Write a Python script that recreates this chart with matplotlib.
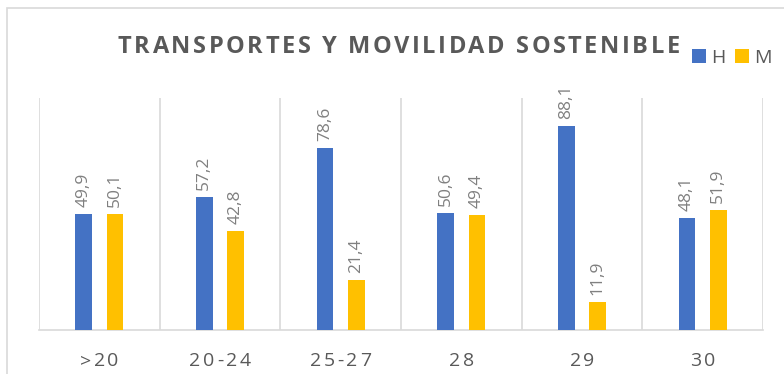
import matplotlib
matplotlib.use("Agg")
import matplotlib.pyplot as plt
from matplotlib.patches import Rectangle
import numpy as np

categories = [">20", "20-24", "25-27", "28", "29", "30"]
series_h = [49.9, 57.2, 78.6, 50.6, 88.1, 48.1]
series_m = [50.1, 42.8, 21.4, 49.4, 11.9, 51.9]
series_names = ["H", "M"]
title = "TRANSPORTES Y MOVILIDAD SOSTENIBLE"

BLUE = "#4472C4"
GOLD = "#FFC000"
GRID = "#D9D9D9"
TEXT = "#595959"
LABEL = "#808080"

W, H = 784, 374
fig = plt.figure(figsize=(W / 100, H / 100), dpi=100)
fig.patch.set_facecolor("white")
renderer = fig.canvas.get_renderer()


def text_width(s, **kw):
    t = fig.text(0, 0, s, **kw)
    w = t.get_window_extent(renderer).width
    t.remove()
    return w


def tracked_text(cx, base_y, s, track, **kw):
    """Draw s centred on pixel cx with extra spacing (px) between glyphs."""
    ends = [text_width(s[:i + 1], **kw) for i in range(len(s))]
    total = ends[-1] + track * (len(s) - 1)
    x0 = cx - total / 2
    for i, ch in enumerate(s):
        if ch == " ":
            continue
        fig.text((x0 + ends[i] + i * track) / W, base_y / H, ch,
                 ha="right", va="baseline", **kw)


# outer chart frame
fig.patches.append(Rectangle((7 / W, -0.2), 1.2, (H - 8) / H + 0.2,
                             transform=fig.transFigure, fill=False,
                             edgecolor=GRID, linewidth=1.2))

ax_left, ax_right, ax_top, ax_bot = 39, 763, 98, 330
ax = fig.add_axes([ax_left / W, (H - ax_bot) / H,
                   (ax_right - ax_left) / W, (ax_bot - ax_top) / H])
x = np.arange(len(categories))
bw = 0.14
off = 0.13
ax.bar(x - off, series_h, bw, color=BLUE, zorder=3)
ax.bar(x + off, series_m, bw, color=GOLD, zorder=3)

ax.set_xlim(-0.5, len(categories) - 0.5)
ax.set_ylim(0, 100)
ax.set_yticks([])
ax.set_xticks([])
ax.set_xticks(np.arange(-0.5, len(categories)), minor=True)
ax.tick_params(axis="x", which="both", length=0, labelbottom=False)
ax.grid(axis="x", which="minor", color=GRID, linewidth=1.2, zorder=0)
for s in ("left", "right", "top"):
    ax.spines[s].set_visible(False)
ax.spines["bottom"].set_color(GRID)
ax.spines["bottom"].set_linewidth(1.2)

for xs, vals in ((x - off, series_h), (x + off, series_m)):
    for xi, v in zip(xs, vals):
        ax.annotate(f"{v:.1f}".replace(".", ","), (xi, v), xytext=(0, 5),
                    textcoords="offset points", rotation=90, ha="center",
                    va="bottom", fontsize=12.5, color=LABEL,
                    family="Open Sans")

# category labels with spaced lettering
tick_kw = dict(fontsize=14, color=TEXT, family="Open Sans")
for xi, lab in zip(x, categories):
    px = ax.transData.transform((xi, 0))[0]
    tracked_text(px, H - 366, lab, 2.5, **tick_kw)

# spaced title
title_kw = dict(fontsize=17, fontweight="bold", color=TEXT, family="Open Sans")
natural = text_width(title, **title_kw)
track = (562 - natural) / (len(title) - 1)
tracked_text(399, H - 53, title, track, **title_kw)

# legend: swatch + label for each series, laid out in pixels
for (sx, lx), name, col in zip([(692, 711), (735, 754)], series_names,
                               [BLUE, GOLD]):
    fig.patches.append(Rectangle((sx / W, (H - 63) / H), 14 / W, 14 / H,
                                 transform=fig.transFigure, facecolor=col,
                                 edgecolor="none"))
    fig.text(lx / W, (H - 63) / H, name, ha="left", va="baseline",
             fontsize=14, color=TEXT, family="Open Sans")

fig.savefig("out.png", dpi=100)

Task directions ▸
Write out an exact copy of the listing, first line through the line containing "import numpy as np", with the pictures left out.

Task answer ▸
Write a Python script that recreates this chart with matplotlib.
import matplotlib
matplotlib.use("Agg")
import matplotlib.pyplot as plt
from matplotlib.patches import Rectangle
import numpy as np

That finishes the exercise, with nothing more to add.